It is important to realize that $\pm i$, $\pm j$, and $\pm k$ are not the only square roots of $-1$. Rather, any imaginary quaternion squares to a negative number, so it is only necessary to choose its norm to be 1 in order to get a square root of $-1$. The imaginary quaternions of norm 1 form a sphere; in the above notation, this is the set of points \begin{equation} q_2^2 + q_3^2 + q_4^2 = 1 \end{equation} (and $q_1=0$). Any such unit imaginary quaternion $u$ can be used to construct a complex subalgebra of $\HH$, which we will also denote by $\CC$, namely \begin{equation} \CC = \{a + b\,u\} \end{equation} with $a,b\in\RR$. Furthermore, we can use the identity (13) of §2.1. to write \begin{equation} e^{u\theta} = \cos\theta + u\sin\theta \end{equation} This means that any quaternion can be written in the form \begin{equation} q = r e^{u\theta} \end{equation} where \begin{equation} r=|q| \end{equation} and where $u$ denotes the direction of the imaginary part of $q$.

A useful strategy for solving problems such as the linear equations in the previous section, which involve both complex numbers and quaternions, is to break up the quaternions into a pair of complex numbers. Consider the following examples.

We define conjugation of one quaternion $q$ by another quaternion $p$ by $pqp^{-1}$. The norm of $p$ is irrelevant here, so we might as well assume that $|p|=1$, in which case $p^{-1}=\bar{p}$

• What is the result of conjugating a quaternion by $i$?

Write $q$ in terms of a pair of complex numbers via \begin{equation} q = q_\Cone + q_\Ctwo j \end{equation} Then $i$ commutes with the complex numbers $q_\Cone$ and $q_\Ctwo$, but anticommutes with $j$. Thus, \begin{equation} iq\bar\imath = i q_\Cone \bar\imath + i q_\Ctwo j \bar\imath = i q_\Cone \bar\imath - i q_\Ctwo \bar\imath j = q_\Cone - q_\Ctwo j \end{equation} Conjugation by $i$ therefore leaves the complex plane untouched, but yields a rotation by $\pi$ in the $jk$-plane. Analogous results would hold for conjugation by any other imaginary quaternionic unit, such as $u$.

• What is the result of conjugating a quaternion by $e^{i\theta}$?

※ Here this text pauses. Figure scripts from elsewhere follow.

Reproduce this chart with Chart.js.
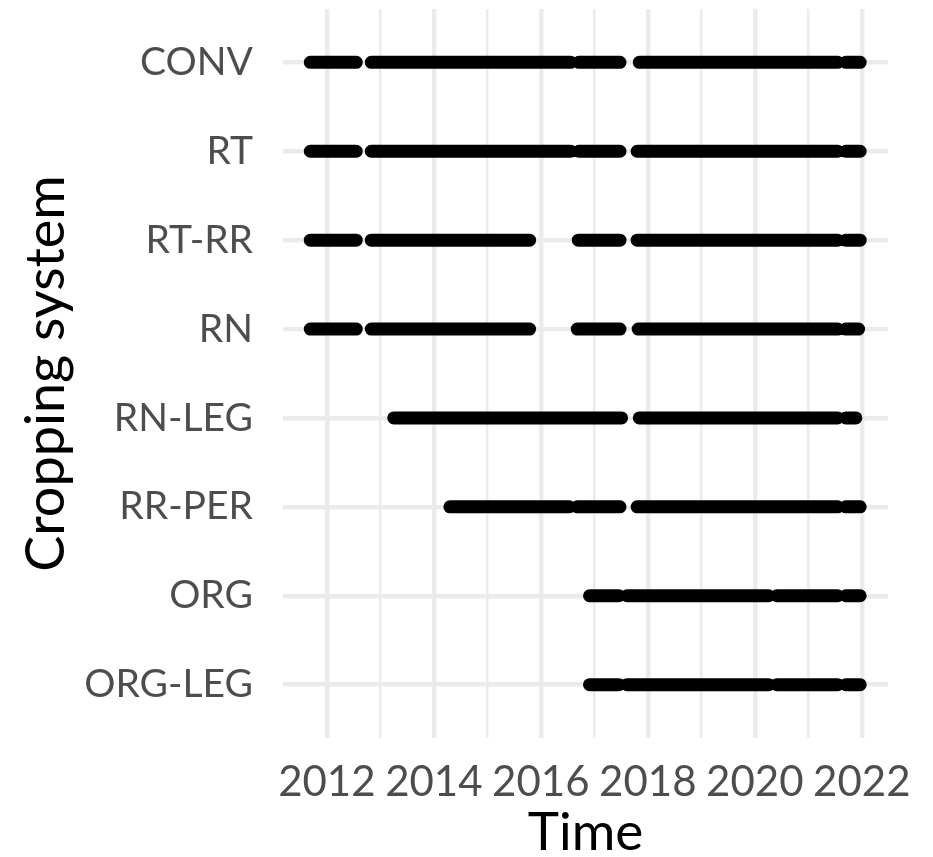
<!DOCTYPE html>
<html>
<head>
<meta charset="utf-8">
<script src="https://cdn.jsdelivr.net/npm/chart.js@4.4.1/dist/chart.umd.min.js"></script>
<style>
  html, body { margin: 0; padding: 0; background: #fff; }
  #wrap { width: 933px; height: 857px; }
</style>
</head>
<body>
<div id="wrap"><canvas id="timeline-chart" width="933" height="857"></canvas></div>
<script>
// Cropping systems, top to bottom
const systems = ['CONV', 'RT', 'RT-RR', 'RN', 'RN-LEG', 'RR-PER', 'ORG', 'ORG-LEG'];

// Measured periods per system, [start, end] in decimal years
const convPeriods   = [[2011.69, 2012.55], [2012.83, 2016.56], [2016.71, 2017.48], [2017.84, 2021.55], [2021.70, 2021.97]];
const rtPeriods     = [[2011.69, 2012.55], [2012.83, 2016.56], [2016.71, 2017.48], [2017.80, 2021.55], [2021.70, 2021.97]];
const rtrrPeriods   = [[2011.69, 2012.55], [2012.83, 2015.79], [2016.70, 2017.48], [2017.80, 2021.55], [2021.70, 2021.97]];
const rnPeriods     = [[2011.69, 2012.55], [2012.83, 2015.79], [2016.68, 2017.48], [2017.82, 2021.55], [2021.70, 2021.94]];
const rnlegPeriods  = [[2013.25, 2017.51], [2017.84, 2021.55], [2021.70, 2021.89]];
const rrperPeriods  = [[2014.30, 2016.53], [2016.68, 2017.48], [2017.80, 2021.55], [2021.70, 2021.97]];
const orgPeriods    = [[2016.91, 2017.46], [2017.61, 2020.26], [2020.41, 2021.55], [2021.70, 2021.97]];
const orglegPeriods = [[2016.91, 2017.46], [2017.61, 2020.26], [2020.41, 2021.55], [2021.70, 2021.97]];

const allPeriods = [convPeriods, rtPeriods, rtrrPeriods, rnPeriods, rnlegPeriods, rrperPeriods, orgPeriods, orglegPeriods];

// x axis years (gridlines) and which ones get a label
const yearTicks = [2012, 2013, 2014, 2015, 2016, 2017, 2018, 2019, 2020, 2021, 2022];
const labelledYears = [2012, 2014, 2016, 2018, 2020, 2022];

// turn periods into line points, null y breaks the line
function buildPoints(periods, row) {
    const pts = [];
    periods.forEach((p, i) => {
        if (i > 0) pts.push({ x: (periods[i - 1][1] + p[0]) / 2, y: null });
        pts.push({ x: p[0], y: row });
        pts.push({ x: p[1], y: row });
    });
    return pts;
}

const datasets = allPeriods.map((periods, row) => ({
    label: systems[row],
    data: buildPoints(periods, row),
    borderColor: '#000000',
    borderWidth: 13,
    borderCapStyle: 'round',
    pointRadius: 0,
    spanGaps: false,
    tension: 0,
}));

const fontFamily = 'Lato, "Open Sans", sans-serif';

const ctx = document.getElementById('timeline-chart').getContext('2d');
const timelineChart = new Chart(ctx, {
    type: 'line',
    data: { datasets: datasets },
    options: {
        responsive: false,
        animation: false,
        layout: { padding: { left: 0, right: 45, top: 9, bottom: 0 } },
        plugins: { legend: { display: false }, tooltip: { enabled: false } },
        scales: {
            x: {
                type: 'linear',
                min: 2011.18,
                max: 2022.49,
                afterBuildTicks: (scale) => { scale.ticks = yearTicks.map(v => ({ value: v })); },
                afterFit: (scale) => {
                    scale.height = 119;
                    scale.paddingLeft = 0;
                    scale.paddingRight = 0;
                },
                grid: {
                    color: '#ebebeb',
                    lineWidth: (c) => (c.tick && c.tick.value % 2 === 0 ? 4.5 : 2.5),
                    drawTicks: false,
                },
                border: { display: false },
                ticks: {
                    autoSkip: false,
                    maxRotation: 0,
                    padding: 19,
                    color: '#4d4d4d',
                    font: { family: fontFamily, size: 42 },
                    callback: (v) => (labelledYears.includes(v) ? String(v) : ''),
                },
                title: {
                    display: true,
                    text: 'Time',
                    color: '#000000',
                    font: { family: fontFamily, size: 53, lineHeight: 1 },
                    padding: { top: 0, bottom: -2 },
                },
            },
            y: {
                type: 'linear',
                reverse: true,
                min: -0.6,
                max: 7.6,
                afterBuildTicks: (scale) => { scale.ticks = systems.map((s, i) => ({ value: i })); },
                afterFit: (scale) => {
                    scale.width = 283;
                    scale.paddingTop = 0;
                    scale.paddingBottom = 0;
                },
                grid: { color: '#ebebeb', lineWidth: 4.5, drawTicks: false },
                border: { display: false },
                ticks: {
                    autoSkip: false,
                    padding: 30,
                    color: '#4d4d4d',
                    font: { family: fontFamily, size: 39 },
                    callback: (v) => systems[v],
                },
                title: {
                    display: true,
                    text: 'Cropping system',
                    color: '#000000',
                    font: { family: fontFamily, size: 54, lineHeight: 1 },
                    padding: { top: 20, bottom: 0 },
                },
            },
        },
    },
});
</script>
</body>
</html>
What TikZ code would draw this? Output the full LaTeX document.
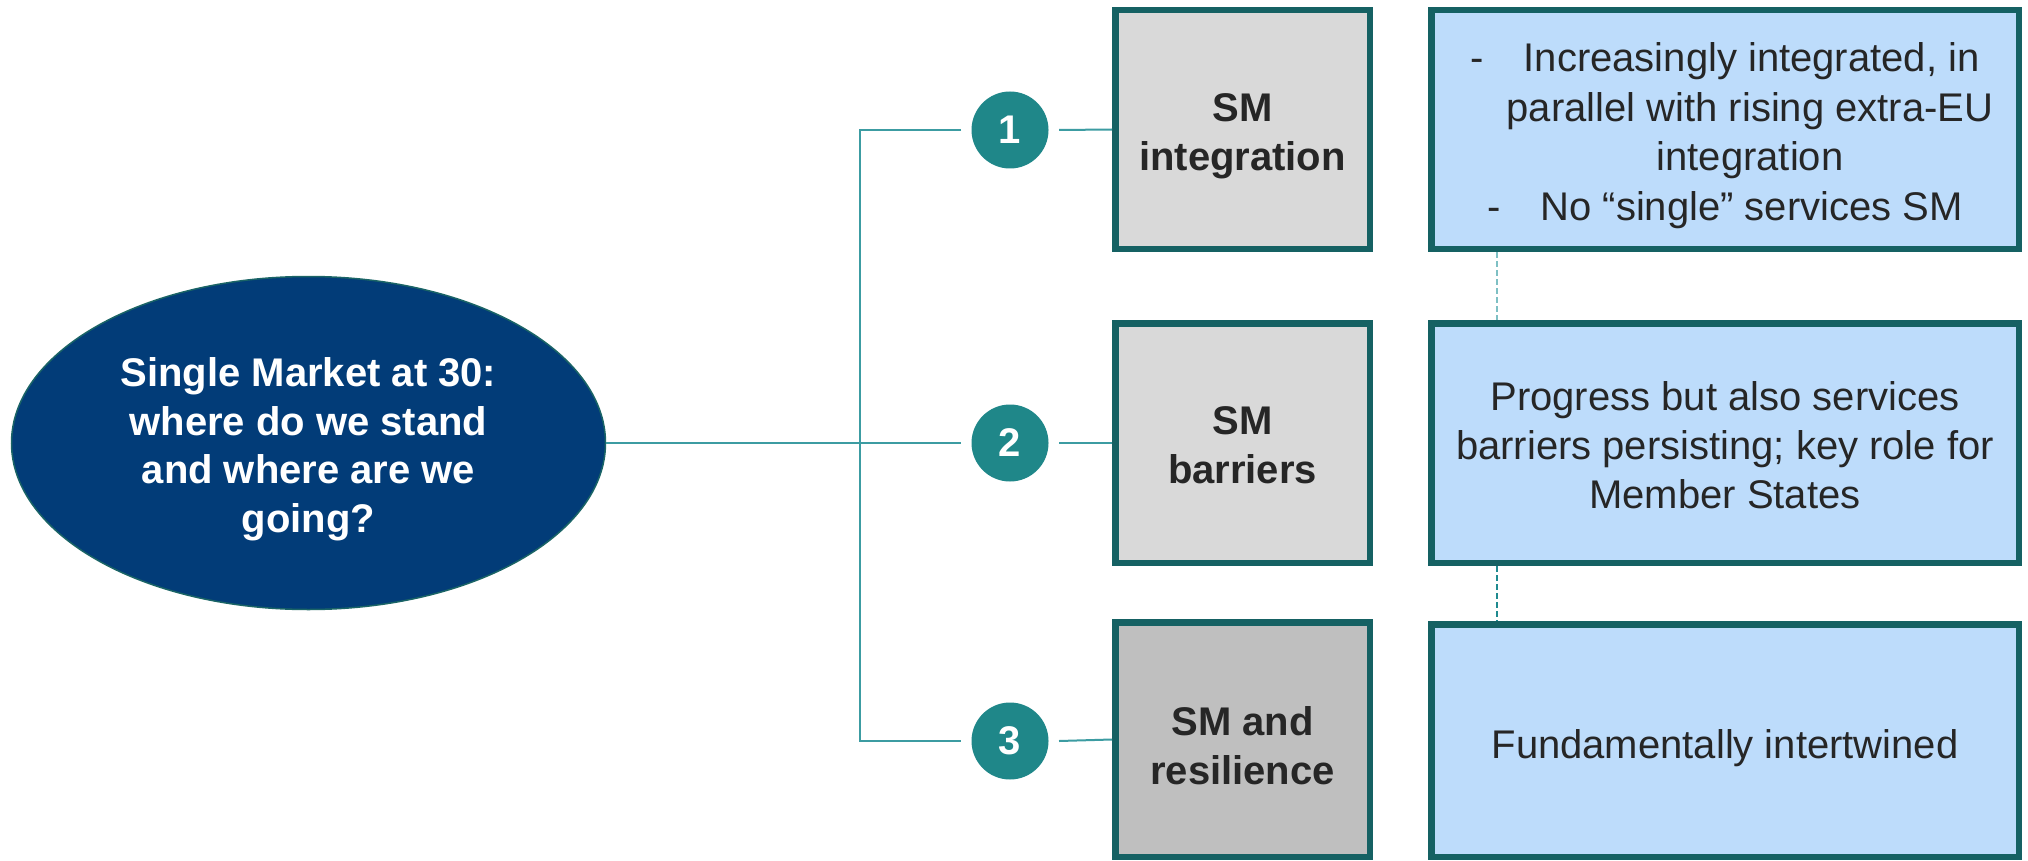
\documentclass[tikz,border=0pt]{standalone}
\usepackage{fontspec}
\setmainfont{Liberation Sans}
\usetikzlibrary{shapes.geometric}
\definecolor{navy}{HTML}{023C78}
\definecolor{navyedge}{HTML}{1A6466}
\definecolor{tealc}{HTML}{1F8789}
\definecolor{connc}{HTML}{3C9CA2}
\definecolor{boxedge}{HTML}{156163}
\definecolor{grayA}{HTML}{D9D9D9}
\definecolor{grayB}{HTML}{BFBFBF}
\definecolor{blueA}{HTML}{BDDCFB}
\definecolor{txt}{HTML}{262626}
\definecolor{dashlight}{HTML}{7EC0C4}
\definecolor{dashdark}{HTML}{1F8A8F}
\newcommand{\myStrut}[1]{\rule{0pt}{#1}}
\begin{document}
\begin{tikzpicture}[x=1pt,y=-1pt,
  ell/.style={ellipse, fill=navy, draw=navyedge, line width=1.5pt,
    minimum width=594pt, minimum height=333pt, inner sep=0pt,
    text=white, align=center, font=\bfseries\fontsize{40}{48.5}\selectfont},
  num/.style={circle, fill=tealc, minimum size=77pt, inner sep=0pt,
    outer sep=10.5pt, text=white, font=\bfseries\fontsize{40}{48}\selectfont},
  gbox/.style={rectangle, draw=boxedge, line width=6.5pt, fill=grayA,
    minimum width=254.5pt, inner sep=0pt, text=txt, align=center,
    font=\bfseries\fontsize{40}{49}\selectfont},
  bbox/.style={rectangle, draw=boxedge, line width=6.5pt, fill=blueA,
    minimum width=587.5pt, inner sep=0pt, text=txt, align=center,
    font=\fontsize{40}{49}\selectfont},
  conn/.style={draw=connc, line width=2pt},
  dashA/.style={draw=dashlight, line width=2pt, dash pattern=on 6pt off 3pt},
  dashB/.style={draw=dashdark, line width=2pt, dash pattern=on 6pt off 3pt}
]
\useasboundingbox (0,0) rectangle (2028,861);
\fill[white] (0,0) rectangle (2028,861);

\node[ell] (q) at (308.5,443) {\myStrut{41pt}Single Market at 30:\\where do we stand\\and where are we\\going?};

\node[num] (c1) at (1010,130) {1};
\node[num] (c2) at (1010,443) {2};
\node[num] (c3) at (1010,741) {3};

\node[gbox, minimum height=238.5pt] (g1) at (1242.5,129.5) {\myStrut{41pt}SM\\integration};
\node[gbox, minimum height=239.5pt] (g2) at (1242.5,443) {\myStrut{33pt}SM\\barriers};
\node[gbox, fill=grayB, minimum height=234.5pt] (g3) at (1242.5,739.5) {\myStrut{41pt}SM and\\resilience};

\node[bbox, minimum height=238.5pt, font=\fontsize{40}{49.5}\selectfont] (d1) at (1725,129.5)
  {\myStrut{41pt}-\hspace*{40pt}Increasingly integrated, in\\\hspace*{50pt}parallel with rising extra-EU\\\hspace*{50pt}integration\\-\hspace*{40pt}No “single” services SM};
\node[bbox, minimum height=239.5pt] (d2) at (1725,443)
  {\myStrut{33pt}Progress but also services\\barriers persisting; key role for\\Member States};
\node[bbox, minimum height=232.5pt] (d3) at (1725,740.5)
  {\myStrut{44pt}Fundamentally intertwined};

\draw[conn] (q.east) -- (c2.west);
\draw[conn] (c1.west) -- ++(-101,0) |- (c3.west);
\draw[conn] (c1.east) -- (g1.west);
\draw[conn] (c2.east) -- (g2.west);
\draw[conn] (c3.east) -- (g3.west);

\draw[dashA] ([xshift=69pt]d1.south west) -- ([xshift=69pt]d2.north west);
\draw[dashB] ([xshift=69pt]d2.south west) -- ([xshift=69pt]d3.north west);
\end{tikzpicture}
\end{document}
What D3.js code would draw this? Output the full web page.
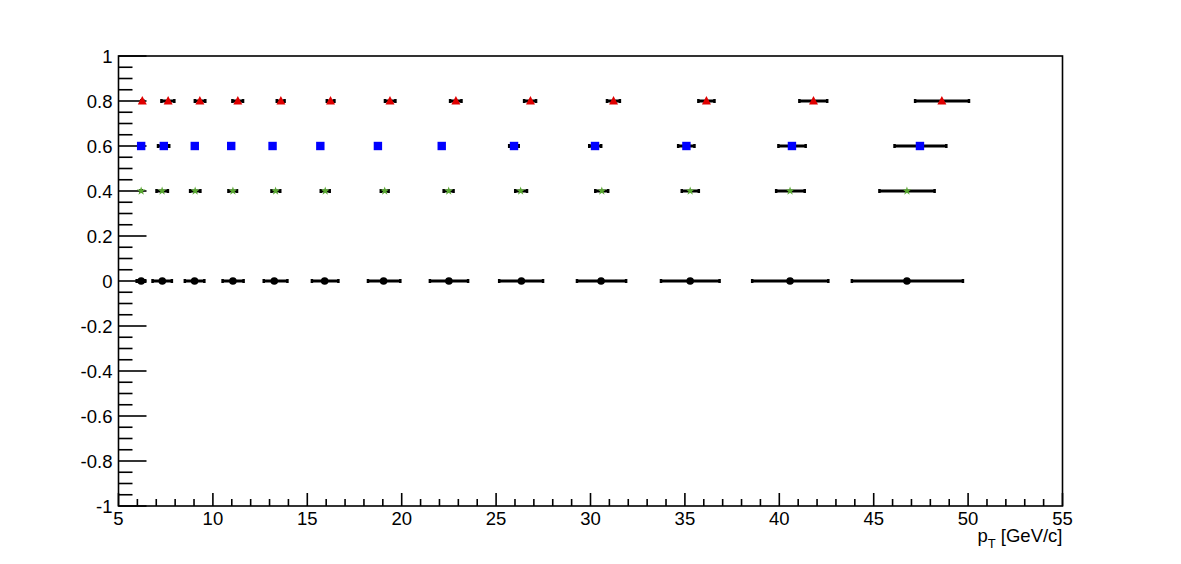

Interchanging the roles of $i$ and $j$ in the previous discussion, conjugation by $j$ yields a rotation by $\pi$ in the $ki$-plane, so that \begin{equation} j e^{-i\theta} \bar\jmath = e^{i\theta} \end{equation} Multiplying both of these equations on the right by $j$ yields the important relation \begin{equation} j e^{-i\theta} = e^{i\theta} j \end{equation} Thus, \begin{align} e^{i\theta} q e^{-i\theta} &= e^{i\theta} q_\Cone e^{-i\theta} + e^{i\theta} q_\Ctwo j e^{-i\theta} \nonumber\\ &= e^{i\theta} q_\Cone e^{-i\theta} + e^{i\theta} q_\Ctwo e^{i\theta} j \nonumber\\ &= q_\Cone + q_\Ctwo e^{2i\theta} j \label{Hrot} \end{align} corresponding to a rotation by $2\theta$ in the $jk$-plane. We will return to such examples when discussing symmetry groups in Chapter 6.